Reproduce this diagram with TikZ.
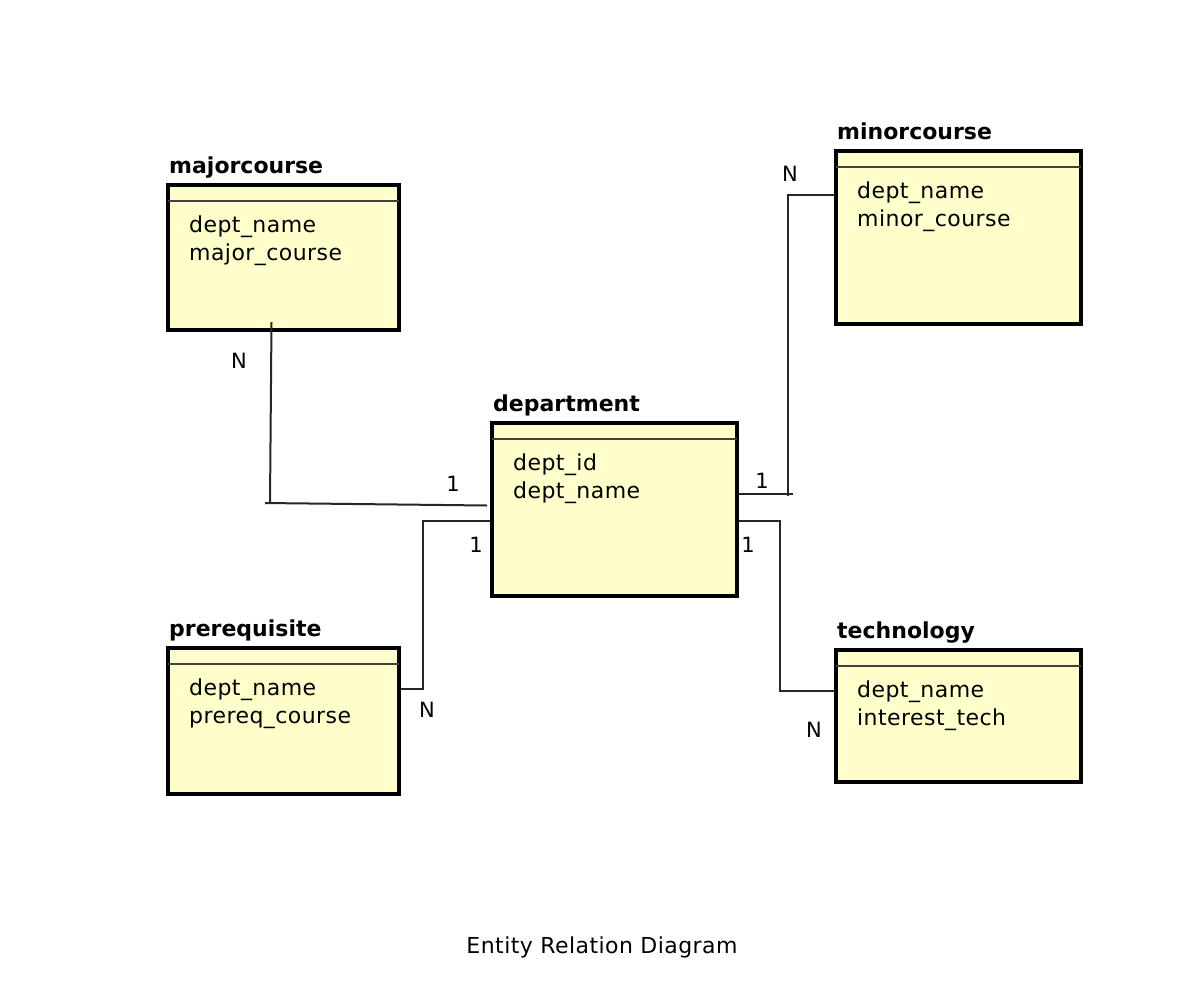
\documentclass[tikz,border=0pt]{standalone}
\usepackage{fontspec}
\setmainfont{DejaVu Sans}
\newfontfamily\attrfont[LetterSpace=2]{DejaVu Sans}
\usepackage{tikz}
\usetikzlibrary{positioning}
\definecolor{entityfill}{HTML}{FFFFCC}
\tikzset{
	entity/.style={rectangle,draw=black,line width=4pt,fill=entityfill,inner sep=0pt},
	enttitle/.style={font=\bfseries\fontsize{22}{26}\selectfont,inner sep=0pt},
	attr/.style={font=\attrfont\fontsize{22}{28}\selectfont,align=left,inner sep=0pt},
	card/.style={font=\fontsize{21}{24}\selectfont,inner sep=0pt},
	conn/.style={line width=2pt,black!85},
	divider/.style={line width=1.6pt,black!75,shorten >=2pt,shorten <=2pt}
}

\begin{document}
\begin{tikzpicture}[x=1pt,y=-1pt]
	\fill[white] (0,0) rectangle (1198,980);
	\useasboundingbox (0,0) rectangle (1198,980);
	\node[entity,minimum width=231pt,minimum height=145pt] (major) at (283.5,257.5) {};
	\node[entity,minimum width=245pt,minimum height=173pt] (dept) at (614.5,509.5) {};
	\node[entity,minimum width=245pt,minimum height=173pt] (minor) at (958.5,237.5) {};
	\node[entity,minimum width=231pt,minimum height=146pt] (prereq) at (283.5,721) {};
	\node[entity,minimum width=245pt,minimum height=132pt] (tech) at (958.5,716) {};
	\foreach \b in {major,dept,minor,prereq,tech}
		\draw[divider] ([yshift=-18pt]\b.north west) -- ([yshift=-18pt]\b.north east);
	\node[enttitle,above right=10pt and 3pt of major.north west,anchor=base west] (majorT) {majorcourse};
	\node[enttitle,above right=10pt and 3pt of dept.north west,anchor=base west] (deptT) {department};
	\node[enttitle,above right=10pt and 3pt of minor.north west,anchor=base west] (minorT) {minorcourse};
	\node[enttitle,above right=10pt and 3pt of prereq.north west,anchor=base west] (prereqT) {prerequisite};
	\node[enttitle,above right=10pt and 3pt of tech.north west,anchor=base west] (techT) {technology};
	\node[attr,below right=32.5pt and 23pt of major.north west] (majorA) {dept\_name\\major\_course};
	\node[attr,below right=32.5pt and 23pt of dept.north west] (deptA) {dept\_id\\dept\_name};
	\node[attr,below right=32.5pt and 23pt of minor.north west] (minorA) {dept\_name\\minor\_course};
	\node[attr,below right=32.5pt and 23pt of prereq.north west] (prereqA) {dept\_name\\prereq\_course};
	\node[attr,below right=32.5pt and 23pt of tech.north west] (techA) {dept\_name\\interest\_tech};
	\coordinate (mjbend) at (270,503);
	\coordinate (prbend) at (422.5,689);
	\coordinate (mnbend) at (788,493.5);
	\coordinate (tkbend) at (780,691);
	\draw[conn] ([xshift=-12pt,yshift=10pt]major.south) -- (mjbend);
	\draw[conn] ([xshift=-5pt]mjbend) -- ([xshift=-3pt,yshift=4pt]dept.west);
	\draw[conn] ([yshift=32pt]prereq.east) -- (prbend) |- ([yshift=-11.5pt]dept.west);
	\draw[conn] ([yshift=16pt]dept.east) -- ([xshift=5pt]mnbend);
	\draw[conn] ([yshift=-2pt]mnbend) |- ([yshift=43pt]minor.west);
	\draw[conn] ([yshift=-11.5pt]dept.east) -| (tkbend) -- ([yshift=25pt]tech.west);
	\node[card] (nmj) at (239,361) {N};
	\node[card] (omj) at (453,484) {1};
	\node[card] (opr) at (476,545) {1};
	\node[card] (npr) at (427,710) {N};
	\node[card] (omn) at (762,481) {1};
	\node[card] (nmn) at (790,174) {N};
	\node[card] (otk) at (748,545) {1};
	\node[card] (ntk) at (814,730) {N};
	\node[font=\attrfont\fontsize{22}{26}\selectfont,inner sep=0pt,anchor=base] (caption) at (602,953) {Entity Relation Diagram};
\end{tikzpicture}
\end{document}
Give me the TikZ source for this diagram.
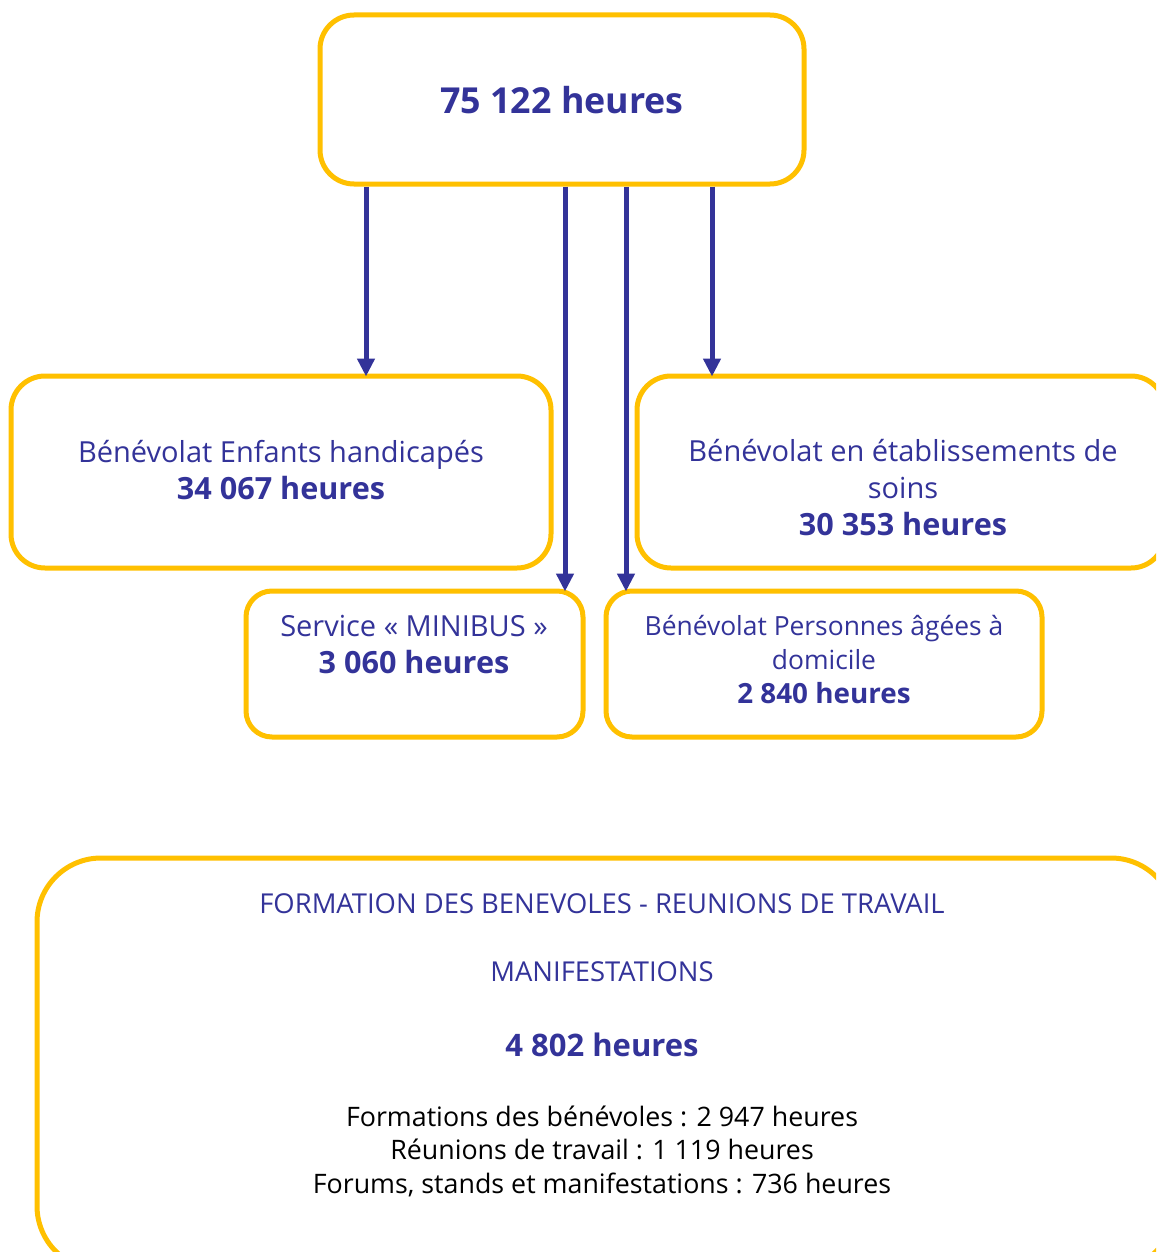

+ + +

• _GOAL_:
Give the data again exactly as written, with all pictures left out.

• _FULL RESPONSE_:
Reproduce this diagram with TikZ.
\documentclass[tikz,border=0pt]{standalone}
\usepackage{fontspec}
\setmainfont{DejaVu Sans}
\newfontfamily\attrfont[LetterSpace=2]{DejaVu Sans}
\usepackage{tikz}
\usetikzlibrary{positioning}
\definecolor{entityfill}{HTML}{FFFFCC}
\tikzset{
	entity/.style={rectangle,draw=black,line width=4pt,fill=entityfill,inner sep=0pt},
	enttitle/.style={font=\bfseries\fontsize{22}{26}\selectfont,inner sep=0pt},
	attr/.style={font=\attrfont\fontsize{22}{28}\selectfont,align=left,inner sep=0pt},
	card/.style={font=\fontsize{21}{24}\selectfont,inner sep=0pt},
	conn/.style={line width=2pt,black!85},
	divider/.style={line width=1.6pt,black!75,shorten >=2pt,shorten <=2pt}
}

\begin{document}
\begin{tikzpicture}[x=1pt,y=-1pt]
	\fill[white] (0,0) rectangle (1198,980);
	\useasboundingbox (0,0) rectangle (1198,980);
	\node[entity,minimum width=231pt,minimum height=145pt] (major) at (283.5,257.5) {};
	\node[entity,minimum width=245pt,minimum height=173pt] (dept) at (614.5,509.5) {};
	\node[entity,minimum width=245pt,minimum height=173pt] (minor) at (958.5,237.5) {};
	\node[entity,minimum width=231pt,minimum height=146pt] (prereq) at (283.5,721) {};
	\node[entity,minimum width=245pt,minimum height=132pt] (tech) at (958.5,716) {};
	\foreach \b in {major,dept,minor,prereq,tech}
		\draw[divider] ([yshift=-18pt]\b.north west) -- ([yshift=-18pt]\b.north east);
	\node[enttitle,above right=10pt and 3pt of major.north west,anchor=base west] (majorT) {majorcourse};
	\node[enttitle,above right=10pt and 3pt of dept.north west,anchor=base west] (deptT) {department};
	\node[enttitle,above right=10pt and 3pt of minor.north west,anchor=base west] (minorT) {minorcourse};
	\node[enttitle,above right=10pt and 3pt of prereq.north west,anchor=base west] (prereqT) {prerequisite};
	\node[enttitle,above right=10pt and 3pt of tech.north west,anchor=base west] (techT) {technology};
	\node[attr,below right=32.5pt and 23pt of major.north west] (majorA) {dept\_name\\major\_course};
	\node[attr,below right=32.5pt and 23pt of dept.north west] (deptA) {dept\_id\\dept\_name};
	\node[attr,below right=32.5pt and 23pt of minor.north west] (minorA) {dept\_name\\minor\_course};
	\node[attr,below right=32.5pt and 23pt of prereq.north west] (prereqA) {dept\_name\\prereq\_course};
	\node[attr,below right=32.5pt and 23pt of tech.north west] (techA) {dept\_name\\interest\_tech};
	\coordinate (mjbend) at (270,503);
	\coordinate (prbend) at (422.5,689);
	\coordinate (mnbend) at (788,493.5);
	\coordinate (tkbend) at (780,691);
	\draw[conn] ([xshift=-12pt,yshift=10pt]major.south) -- (mjbend);
	\draw[conn] ([xshift=-5pt]mjbend) -- ([xshift=-3pt,yshift=4pt]dept.west);
	\draw[conn] ([yshift=32pt]prereq.east) -- (prbend) |- ([yshift=-11.5pt]dept.west);
	\draw[conn] ([yshift=16pt]dept.east) -- ([xshift=5pt]mnbend);
	\draw[conn] ([yshift=-2pt]mnbend) |- ([yshift=43pt]minor.west);
	\draw[conn] ([yshift=-11.5pt]dept.east) -| (tkbend) -- ([yshift=25pt]tech.west);
	\node[card] (nmj) at (239,361) {N};
	\node[card] (omj) at (453,484) {1};
	\node[card] (opr) at (476,545) {1};
	\node[card] (npr) at (427,710) {N};
	\node[card] (omn) at (762,481) {1};
	\node[card] (nmn) at (790,174) {N};
	\node[card] (otk) at (748,545) {1};
	\node[card] (ntk) at (814,730) {N};
	\node[font=\attrfont\fontsize{22}{26}\selectfont,inner sep=0pt,anchor=base] (caption) at (602,953) {Entity Relation Diagram};
\end{tikzpicture}
\end{document}
Give me the TikZ source for this diagram.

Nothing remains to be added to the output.